Abordei os porteiros dos prédios, sempre atentos à movimentação externa. Procurei os garçons dos restaurantes, o lixeiro. Fui também ao batalhão, onde um sargento me disse que apenas a assessoria de imprensa da PM poderia se manifestar oficialmente sobre o tema.
Já havia quase desistido quando no sábado, ao levar minha filha para tomar sorvete, avistei de longe o malandro. Calmamente, cruzava a rua Oliveira Fausto. Fui atrás.
Mantive uma distância segura para que não percebesse que estava sendo seguido. Ele entrou na Álvaro Ramos, deu uma leve ciscada em frente à banca de jornal, depois atravessou rumo ao batalhão.
Fiquei do lado de fora, à espreita. Pelas grades, fitei sua marcha sobre a grama até o muro lateral. O galo se embrenhou ali, sumiu da vista por alguns instantes, mas logo reapareceu. Já não estava sozinho.
A seu lado, caminhava uma galinha pequenina, de penas muito brancas. Ele parecia ainda mais inflado que o habitual e ela, embevecida como os recém-apaixonados.
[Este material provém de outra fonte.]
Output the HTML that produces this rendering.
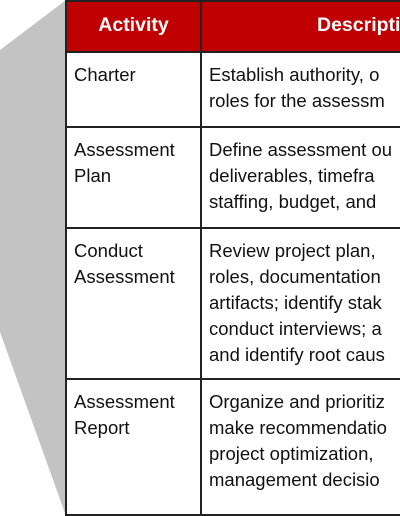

Sim, o danado firmou matrimônio.
Sem sair do batalhão, a esposa borboleteou com ele por dois ou três minutos, depois voltaram para o muro. Me aproximei devagar, de modo que não notassem. Então vi o delicado ninho, onde dormiam dois pintinhos amarelos. A família completa na foto.
Corri até Bangu 2 para contar as novidades. Zé, Seu Manoel e Silveira já haviam chegado, é claro. Discorri sobre investigação, a perseguição e a fresquíssima descoberta. Zé, um romântico incorrigível, ficou feliz pelo galo e propôs que brindássemos. Copo ao alto, desejou sorte ao casal. Seu Manoel, concentrado no conhaque, nada falou. O Silveira nem esperou o brinde. Virou a cerveja num gole só, não sem antes proclamar:
— É por isso que não canta mais.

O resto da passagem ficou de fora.